I have always loved afros. I’m always doodling afros. Now that I am in a sales job and on the phone all day, I’m drawing afros In my notebook as I take notes. I’ve gotten to where I draw one every day during the work week. I decided a while back to take a shot of my day’s afro and bring it home to color it in Adobe Illustrator. So, I’ve decided to create an “Afro A Day”. I’ll probably do one afro a day for 30 days. This may turn into something more in the future. I may do a video tutorial on the process of coloring one in Illustrator. Maybe I will sell them for a billion dollars each. Well, I don’t want to come across as being too greedy. Maybe Instead of bringing in $30 billion for the sale of my 30 works of afro art, I could just charge $333,333.333333333333333 for each afro art and pull in a mere $1 million. That shouldn’t seem greedy. With the average American household income being $50,756 a year, I could only live an average life for 19.702104184726929 years with $1 million. I’m 42 years old. That won’t even get me to retirement! What I’m saying is, $333,333.333333333333333 is a good deal…
WHOOMP! HERE IT IS!
The last afro of 2017. Some were better than others. 30 afros in all. There’s no other hairstyle worthy of such.
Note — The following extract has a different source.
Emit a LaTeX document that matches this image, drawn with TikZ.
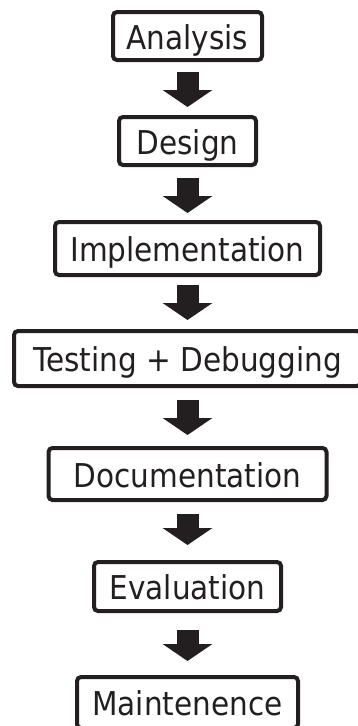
\documentclass[tikz,border=0pt]{standalone}
\usepackage{fontspec}
\setmainfont{DejaVu Sans}[FakeStretch=0.9]
\usetikzlibrary{arrows.meta}
\definecolor{ink}{HTML}{231F20}
\tikzset{
  stagebox/.style={draw=ink, line width=4pt, rounded corners=4pt, fill=white,
    inner sep=0pt, outer sep=2pt, text=ink, text height=26.9pt, text depth=0pt,
    font=\fontsize{32.8pt}{39pt}\selectfont},
  flow/.style={draw=ink, line width=22pt, -{Triangle[width=49pt,length=17pt]}}
}
\begin{document}
\begin{tikzpicture}[x=1pt,y=-1pt]
\useasboundingbox (0,0) rectangle (357,726);
\node[stagebox, minimum width=149pt, minimum height=48pt] (an) at (187.5,36) {Analysis};
\node[stagebox, minimum width=137pt, minimum height=48pt] (de) at (187.5,141) {Design};
\node[stagebox, minimum width=265pt, minimum height=53pt] (im) at (187.5,248.5) {Implementation};
\node[stagebox, minimum width=347pt, minimum height=55pt] (te) at (187.5,358.5) {Testing + Debugging};
\node[stagebox, minimum width=278pt, minimum height=52pt] (do) at (187.5,474) {Documentation};
\node[stagebox, minimum width=187pt, minimum height=49pt] (ev) at (187.5,586.5) {Evaluation};
\node[stagebox, minimum width=221pt, minimum height=51pt] (ma) at (187.5,702.5) {Maintenence};
\draw[flow] ([yshift=-10pt]an.south) -- ([yshift=8pt]de.north);
\draw[flow] ([yshift=-11pt]de.south) -- ([yshift=7pt]im.north);
\draw[flow] ([yshift=-8pt]im.south) -- ([yshift=9pt]te.north);
\draw[flow] ([yshift=-12pt]te.south) -- ([yshift=11pt]do.north);
\draw[flow] ([yshift=-12pt]do.south) -- ([yshift=15pt]ev.north);
\draw[flow] ([yshift=-17pt]ev.south) -- ([yshift=14pt]ma.north);
\end{tikzpicture}
\end{document}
I did’t take a picture my notes at work which housed today’s afro. So, here’s one that that I did whilst takeing notes at church.
I had a jacket like this in high school. Megan, who sits next to me at work has one. So now this guy has one… with an afro.
Whilst the offspring played at the park, I done took a piece of mulch and totally used it as if it were a piece of chalk!… and made this guy with and afro.
My family and I were at McDonald’s letting the offspring play in the play area whilst I was adding color and detail to this afro girl. A man came in who had an Afro. He brought his son and I figured he would come into the play area. I planned on asking him if I could take his picture and give him a link to the website. He ended up leaving without bringing his kid in there. So, I’ll probably just take a friend’s picture and add an afro, because none of my current friends are cool enough to actually have afros.
By Richard’s son. Lala la la la la lala Reagan here. I’d like to tell you something. Once upon a time Baby Dumbdumb When out to play. He played with his mommy and his daddy. And his Dumbdumb brother. The End. Never hear it again. dfdfgygyfaygfyeyfudysdfgsydtfygdytgf>>>>>>>>>>>>>>>>????
Done by my son with the built-in dictation on Mac OS.
James was all, “you should make one with samurai swords”. Well, here it is…Minus the samurai swords.
This guy just ended up looking like a hipster.However, I’ve never seen a perfect round afro on a hipster in person.